[PROBLEM TO WORK ON]
How many lines hold the string "with"? Give only the number.

-- Start LISTED RECORDS --

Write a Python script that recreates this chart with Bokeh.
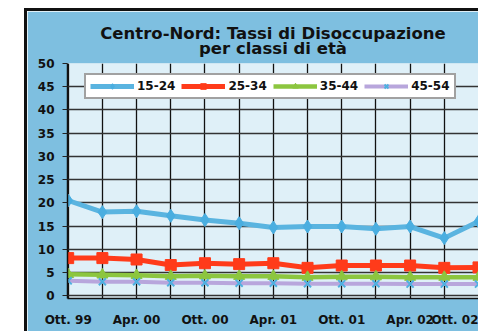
from bokeh.plotting import figure
from bokeh.models import Range1d, FixedTicker, Legend, LegendItem, Spacer
from bokeh.layouts import row, column
from bokeh.embed import file_html
from bokeh.resources import INLINE

# ---- data ----
periods = ["Ott. 99", "Gen. 00", "Apr. 00", "Lug. 00", "Ott. 00", "Gen. 01", "Apr. 01",
           "Lug. 01", "Ott. 01", "Gen. 02", "Apr. 02", "Lug. 02", "Ott. 02"]
tick_labels = ["Ott. 99", "Apr. 00", "Ott. 00", "Apr. 01", "Ott. 01", "Apr. 02", "Ott. 02"]
age_15_24 = [20.5, 18.0, 18.2, 17.2, 16.3, 15.6, 14.7, 14.9, 14.9, 14.4, 14.9, 12.4, 16.0]
age_25_34 = [8.1, 8.1, 7.8, 6.6, 7.0, 6.8, 7.0, 6.0, 6.5, 6.5, 6.5, 6.0, 6.1]
age_35_44 = [4.6, 4.5, 4.4, 4.2, 4.3, 4.2, 4.2, 4.0, 4.1, 4.1, 4.0, 4.0, 4.0]
age_45_54 = [3.2, 3.0, 3.0, 2.8, 2.8, 2.7, 2.7, 2.6, 2.6, 2.6, 2.5, 2.5, 2.5]
y_ticks = [0, 5, 10, 15, 20, 25, 30, 35, 40, 45, 50]
title_lines = ["Centro-Nord: Tassi di Disoccupazione", "per classi di età"]

x = list(range(len(periods)))

FONT = "DejaVu Sans"
FRAME_W = 411
FRAME_H = 235

p = figure(frame_width=FRAME_W, frame_height=FRAME_H, output_backend="svg", toolbar_location=None,
           x_range=Range1d(-0.02, 12.0), y_range=Range1d(-0.6, 50),
           min_border_left=40, min_border_right=0, min_border_top=52, min_border_bottom=33)

p.border_fill_color = "#7ebfe0"
p.background_fill_color = "#dff0f8"
p.outline_line_color = None

# title: two centred lines
p.title.text = "\n".join(title_lines)
p.title.align = "center"
try:
    p.title.text_align = "center"
except Exception:
    pass
p.title.text_font = FONT
p.title.text_font_size = "16.5px"
p.title.text_font_style = "bold"
p.title.text_color = "#111111"
p.title.text_line_height = 0.75
p.title.standoff = 12

# grids
p.xgrid.ticker = FixedTicker(ticks=x)
p.xgrid.grid_line_color = "#111111"
p.xgrid.grid_line_width = 1.3
p.ygrid.ticker = FixedTicker(ticks=y_ticks)
p.ygrid.grid_line_color = "#333333"
p.ygrid.grid_line_width = 1.6

# axes
p.xaxis.ticker = FixedTicker(ticks=x[::2])
p.xaxis.major_label_overrides = {i: lab for i, lab in zip(x[::2], tick_labels)}
p.yaxis.ticker = FixedTicker(ticks=y_ticks)
for ax in (p.xaxis, p.yaxis):
    ax.major_label_text_font = FONT
    ax.major_label_text_font_size = "12px"
    ax.major_label_text_font_style = "bold"
    ax.major_label_text_color = "#111111"
    ax.minor_tick_line_color = None
    ax.axis_line_color = "#111111"
    ax.axis_line_width = 1.5
p.xaxis.major_tick_line_color = None
p.xaxis.major_tick_in = 0
p.xaxis.major_tick_out = 0
p.xaxis.major_label_standoff = 14
p.yaxis.major_tick_in = 0
p.yaxis.major_tick_out = 5
p.yaxis.major_tick_line_color = "#222222"
p.yaxis.major_label_standoff = 8

# series
series = [
    ("15-24", age_15_24, "#5ab4e0", "diamond", "#4aaee0", 13, 5),
    ("25-34", age_25_34, "#ff3b1a", "square", "#ff3b1a", 11, 5),
    ("35-44", age_35_44, "#8cc63f", "triangle", "#8cc63f", 11, 4.5),
    ("45-54", age_45_54, "#b8a6dc", "x", "#4fb0e0", 10, 4),
]
items = []
for name, vals, lc, mk, mc, ms, lw in series:
    r1 = p.line(x, vals, line_color=lc, line_width=lw)
    r2 = p.scatter(x, vals, marker=mk, size=ms, fill_color=mc, line_color=mc,
                   line_width=2 if mk == "x" else 1)
    items.append(LegendItem(label=name, renderers=[r1, r2]))

legend = Legend(items=items, orientation="horizontal", location=(17, FRAME_H - 12 - 24))
legend.label_text_font = FONT
legend.label_text_font_size = "12px"
legend.label_text_font_style = "bold"
legend.label_text_color = "#111111"
legend.background_fill_color = "white"
legend.background_fill_alpha = 1
legend.border_line_color = "#444444"
legend.border_line_width = 2
legend.padding = 4
legend.spacing = 6
legend.margin = 0
legend.glyph_width = 44
legend.glyph_height = 14
legend.label_height = 14
legend.label_standoff = 3
p.add_layout(legend, "center")

# white gaps, then black frame edges (left and top) around the blue panel
black = {"background-color": "#111111"}
left_gap = Spacer(width=24, height=331)
top_gap = Spacer(width=454, height=8)
top_bar = Spacer(width=454, height=3, styles=black)
left_bar = Spacer(width=3, height=320, styles=black)
layout = row(left_gap,
             column(top_gap, top_bar, row(left_bar, p, spacing=0), spacing=0),
             spacing=0)

open("out.html", "w").write(file_html(layout, INLINE))
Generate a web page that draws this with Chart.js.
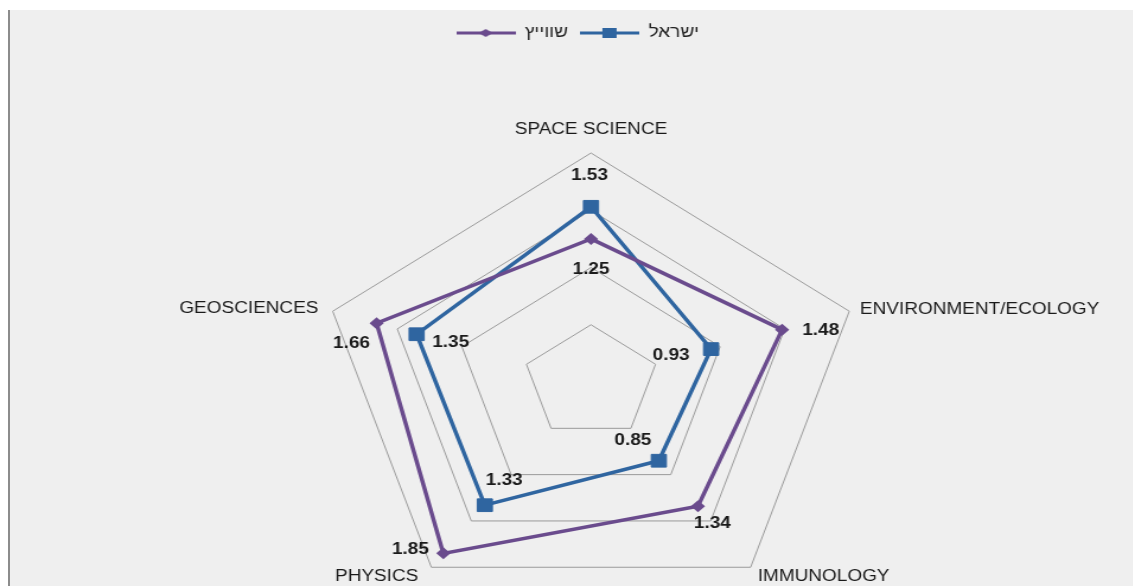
<!DOCTYPE html>
<html lang="he">
<head>
    <meta charset="UTF-8">
    <title>Radar - Israel vs Switzerland</title>
    <script src="https://cdn.jsdelivr.net/npm/chart.js"></script>
    <style>
        body {
            margin: 0;
            background: #ffffff;
            width: 1133px;
            height: 586px;
            overflow: hidden;
            position: relative;
        }
        .panel {
            position: absolute;
            left: 8px;
            top: 10px;
            width: 1125px;
            height: 576px;
            background: #efefef;
            border-left: 2px solid #8c8c8c;
        }
        /* the original picture is stretched sideways, so the chart is too */
        .chart-box {
            position: absolute;
            left: 0;
            top: 10px;
            width: 956px;
            height: 576px;
            transform: scaleX(1.186);
            transform-origin: 0 0;
        }
    </style>
</head>
<body>
    <div class="panel"></div>
    <div class="chart-box">
        <canvas id="radarChart"></canvas>
    </div>

    <script>
        const categories = ['SPACE SCIENCE', 'ENVIRONMENT/ECOLOGY', 'IMMUNOLOGY', 'PHYSICS', 'GEOSCIENCES'];
        const seriesNames = ['שווייץ', 'ישראל'];
        const swissValues = [1.25, 1.48, 1.34, 1.85, 1.66];
        const israelValues = [1.53, 0.93, 0.85, 1.33, 1.35];
        const scaleTicks = [0, 0.5, 1, 1.5, 2];

        const purple = '#6a4b8d';
        const blue = '#2f65a0';
        const FONT = '"Liberation Sans", Arial, sans-serif';

        // radar geometry (canvas units, before the sideways stretch)
        const CX = 498.3, CY = 372, RADIUS = 229;

        // where each category name sits relative to the outer ring vertex
        const catPlace = [
            { dx: 0, dy: -23, align: 'center' },
            { dx: 9, dy: -2, align: 'left' },
            { dx: 6, dy: 9, align: 'left' },
            { dx: -11, dy: 9, align: 'right' },
            { dx: -12, dy: -3, align: 'right' }
        ];
        // value label offsets from the point, per dataset
        const valuePlace = [
            [[0, 31], [32.5, 0.5], [12.2, 17.5], [-27.8, -3.5], [-21.1, 20]],
            [[-1.3, -31.5], [-33.7, 6], [-21.9, -20], [16.4, -25], [28.7, 8.5]]
        ];

        function legendIcon(color, shape) {
            const c = document.createElement('canvas');
            c.width = 50;
            c.height = 16;
            const g = c.getContext('2d');
            g.strokeStyle = color;
            g.lineWidth = 3;
            g.beginPath();
            g.moveTo(0, 8);
            g.lineTo(50, 8);
            g.stroke();
            g.fillStyle = color;
            if (shape === 'rect') {
                g.fillRect(19, 3, 12, 10);
            } else {
                g.beginPath();
                g.moveTo(19, 8);
                g.lineTo(25, 4);
                g.lineTo(31, 8);
                g.lineTo(25, 12);
                g.closePath();
                g.fill();
            }
            return c;
        }
        const icons = [legendIcon(purple, 'rectRot'), legendIcon(blue, 'rect')];

        const labelPlugin = {
            id: 'labelPlugin',
            afterDraw(chart) {
                const ctx = chart.ctx;
                const scale = chart.scales.r;
                ctx.save();
                ctx.textBaseline = 'middle';

                ctx.fillStyle = '#1a1a1a';
                ctx.font = '16px ' + FONT;
                categories.forEach((name, i) => {
                    const p = scale.getPointPosition(i, scale.getDistanceFromCenterForValue(scale.max));
                    ctx.textAlign = catPlace[i].align;
                    ctx.fillText(name, p.x + catPlace[i].dx, p.y + catPlace[i].dy);
                });

                ctx.font = 'bold 16px ' + FONT;
                ctx.textAlign = 'center';
                chart.data.datasets.forEach((ds, d) => {
                    const meta = chart.getDatasetMeta(d);
                    meta.data.forEach((pt, i) => {
                        const off = valuePlace[d][i];
                        ctx.fillText(ds.data[i].toFixed(2), pt.x + off[0], pt.y + off[1]);
                    });
                });
                ctx.restore();
            }
        };

        new Chart(document.getElementById('radarChart'), {
            type: 'radar',
            data: {
                labels: categories,
                datasets: [{
                    label: seriesNames[0],
                    data: swissValues,
                    borderColor: purple,
                    backgroundColor: purple,
                    borderWidth: 3.5,
                    fill: false,
                    pointStyle: 'rectRot',
                    pointRadius: 6,
                    pointBorderWidth: 0,
                    pointBackgroundColor: purple
                }, {
                    label: seriesNames[1],
                    data: israelValues,
                    borderColor: blue,
                    backgroundColor: blue,
                    borderWidth: 3.5,
                    fill: false,
                    pointStyle: 'rect',
                    pointRadius: 9,
                    pointBorderWidth: 1,
                    pointBorderColor: blue,
                    pointBackgroundColor: blue
                }]
            },
            options: {
                responsive: true,
                maintainAspectRatio: false,
                animation: false,
                layout: { padding: { left: 18, top: 5 } },
                elements: { line: { tension: 0 } },
                plugins: {
                    tooltip: { enabled: false },
                    legend: {
                        position: 'top',
                        labels: {
                            usePointStyle: true,
                            pointStyleWidth: 50,
                            padding: 10,
                            color: '#222',
                            font: { size: 16, family: FONT },
                            generateLabels(chart) {
                                return chart.data.datasets.map((ds, i) => ({
                                    text: ds.label,
                                    pointStyle: icons[i],
                                    fillStyle: ds.borderColor,
                                    strokeStyle: ds.borderColor,
                                    lineWidth: 0,
                                    hidden: false,
                                    datasetIndex: i,
                                    fontColor: '#222'
                                }));
                            }
                        }
                    }
                },
                scales: {
                    r: {
                        min: scaleTicks[0],
                        max: scaleTicks[scaleTicks.length - 1],
                        ticks: { stepSize: scaleTicks[1] - scaleTicks[0], display: false },
                        grid: { color: '#9a9a9a', lineWidth: 1 },
                        angleLines: { display: false },
                        pointLabels: { display: false },
                        afterFit(scale) {
                            scale.xCenter = CX;
                            scale.yCenter = CY;
                            scale.drawingArea = RADIUS;
                        }
                    }
                }
            },
            plugins: [labelPlugin]
        });
    </script>
</body>
</html>
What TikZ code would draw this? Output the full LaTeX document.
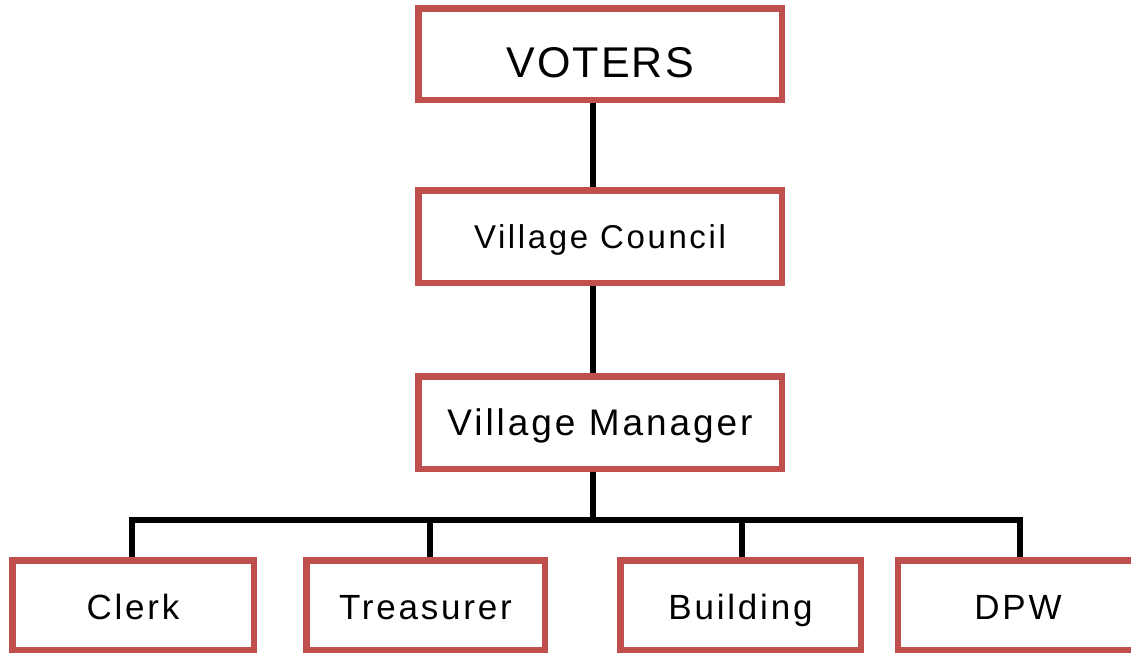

-- End LISTED RECORDS --

[SOLUTION TO THE PROBLEM]
2